Look through the listing below and work out how many of its lines hold the word "this". Give only the number.

---------- Extracted material ----------

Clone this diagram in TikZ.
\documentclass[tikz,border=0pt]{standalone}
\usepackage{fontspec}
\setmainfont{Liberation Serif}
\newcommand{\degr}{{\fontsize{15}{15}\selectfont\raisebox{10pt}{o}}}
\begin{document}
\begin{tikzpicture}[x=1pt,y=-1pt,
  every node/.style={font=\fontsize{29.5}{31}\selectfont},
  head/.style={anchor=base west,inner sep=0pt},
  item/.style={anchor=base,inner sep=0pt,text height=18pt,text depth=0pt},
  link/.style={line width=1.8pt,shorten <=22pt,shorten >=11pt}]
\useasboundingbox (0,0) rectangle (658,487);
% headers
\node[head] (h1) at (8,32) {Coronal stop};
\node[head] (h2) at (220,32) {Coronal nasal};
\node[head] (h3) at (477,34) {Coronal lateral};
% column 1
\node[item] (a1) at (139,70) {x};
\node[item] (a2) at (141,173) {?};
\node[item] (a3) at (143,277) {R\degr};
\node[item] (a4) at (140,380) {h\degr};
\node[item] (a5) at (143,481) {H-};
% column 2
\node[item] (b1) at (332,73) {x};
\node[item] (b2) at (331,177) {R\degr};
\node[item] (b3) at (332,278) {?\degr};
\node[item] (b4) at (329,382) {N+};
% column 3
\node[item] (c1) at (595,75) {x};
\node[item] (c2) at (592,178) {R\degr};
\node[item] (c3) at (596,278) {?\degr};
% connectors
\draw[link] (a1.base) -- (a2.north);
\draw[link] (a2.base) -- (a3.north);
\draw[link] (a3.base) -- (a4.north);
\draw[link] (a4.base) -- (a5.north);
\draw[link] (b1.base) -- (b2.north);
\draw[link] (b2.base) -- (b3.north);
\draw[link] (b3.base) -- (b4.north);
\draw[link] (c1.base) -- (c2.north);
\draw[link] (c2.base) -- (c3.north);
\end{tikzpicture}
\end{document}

----------
---------- Extracted material ----------

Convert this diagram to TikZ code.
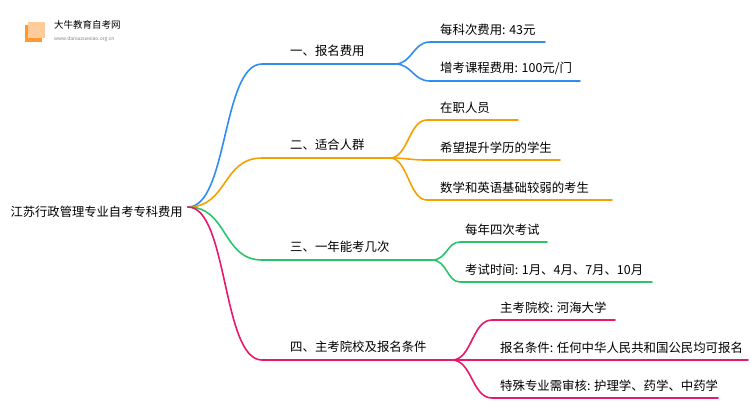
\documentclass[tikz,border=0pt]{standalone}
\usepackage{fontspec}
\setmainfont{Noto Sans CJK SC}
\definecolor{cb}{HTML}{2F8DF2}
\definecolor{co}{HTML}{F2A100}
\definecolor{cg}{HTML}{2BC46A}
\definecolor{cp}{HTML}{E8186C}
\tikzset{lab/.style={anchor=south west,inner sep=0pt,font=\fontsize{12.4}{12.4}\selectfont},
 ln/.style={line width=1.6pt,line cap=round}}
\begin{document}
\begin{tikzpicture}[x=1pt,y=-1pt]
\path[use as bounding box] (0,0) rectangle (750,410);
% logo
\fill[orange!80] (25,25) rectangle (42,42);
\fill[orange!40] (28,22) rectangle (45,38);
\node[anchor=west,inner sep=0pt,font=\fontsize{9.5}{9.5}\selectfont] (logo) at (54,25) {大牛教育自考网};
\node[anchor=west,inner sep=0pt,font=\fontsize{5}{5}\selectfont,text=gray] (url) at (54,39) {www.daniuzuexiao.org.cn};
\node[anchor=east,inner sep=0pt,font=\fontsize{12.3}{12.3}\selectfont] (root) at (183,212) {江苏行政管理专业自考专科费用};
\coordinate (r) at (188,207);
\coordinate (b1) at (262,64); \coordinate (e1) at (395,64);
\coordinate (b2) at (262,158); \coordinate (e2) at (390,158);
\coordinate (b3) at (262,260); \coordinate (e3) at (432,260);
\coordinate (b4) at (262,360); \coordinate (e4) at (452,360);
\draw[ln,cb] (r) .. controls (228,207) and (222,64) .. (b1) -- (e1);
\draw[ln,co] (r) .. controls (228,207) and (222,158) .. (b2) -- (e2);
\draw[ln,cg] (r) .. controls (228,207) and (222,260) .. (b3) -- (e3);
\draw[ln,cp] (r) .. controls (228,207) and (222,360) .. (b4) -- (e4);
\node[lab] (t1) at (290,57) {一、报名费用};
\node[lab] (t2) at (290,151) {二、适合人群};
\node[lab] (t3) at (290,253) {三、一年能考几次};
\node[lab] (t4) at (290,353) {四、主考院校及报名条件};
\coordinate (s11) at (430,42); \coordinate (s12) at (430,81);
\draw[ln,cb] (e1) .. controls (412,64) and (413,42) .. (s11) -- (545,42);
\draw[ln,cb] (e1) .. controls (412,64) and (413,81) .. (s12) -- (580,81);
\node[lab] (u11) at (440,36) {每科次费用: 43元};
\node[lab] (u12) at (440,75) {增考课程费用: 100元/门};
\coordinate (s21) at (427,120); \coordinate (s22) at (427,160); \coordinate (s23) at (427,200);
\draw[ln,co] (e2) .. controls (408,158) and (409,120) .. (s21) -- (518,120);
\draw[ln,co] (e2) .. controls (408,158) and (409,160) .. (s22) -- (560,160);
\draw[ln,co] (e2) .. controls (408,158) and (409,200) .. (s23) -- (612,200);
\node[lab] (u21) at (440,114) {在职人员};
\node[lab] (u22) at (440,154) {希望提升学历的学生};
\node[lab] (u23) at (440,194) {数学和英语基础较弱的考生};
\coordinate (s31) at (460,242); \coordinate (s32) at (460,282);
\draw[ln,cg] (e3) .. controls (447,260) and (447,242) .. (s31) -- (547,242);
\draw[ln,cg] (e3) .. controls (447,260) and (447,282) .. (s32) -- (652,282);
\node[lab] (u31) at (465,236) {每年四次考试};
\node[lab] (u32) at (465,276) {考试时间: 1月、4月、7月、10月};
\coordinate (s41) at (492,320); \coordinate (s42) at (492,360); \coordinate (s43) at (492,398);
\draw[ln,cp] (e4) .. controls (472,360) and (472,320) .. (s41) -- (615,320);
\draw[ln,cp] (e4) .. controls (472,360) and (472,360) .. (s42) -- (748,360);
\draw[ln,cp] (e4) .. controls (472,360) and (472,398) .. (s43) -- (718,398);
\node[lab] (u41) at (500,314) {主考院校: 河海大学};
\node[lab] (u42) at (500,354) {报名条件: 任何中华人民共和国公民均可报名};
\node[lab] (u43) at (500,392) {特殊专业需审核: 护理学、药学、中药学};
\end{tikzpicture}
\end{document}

----------

**Task answer**:
2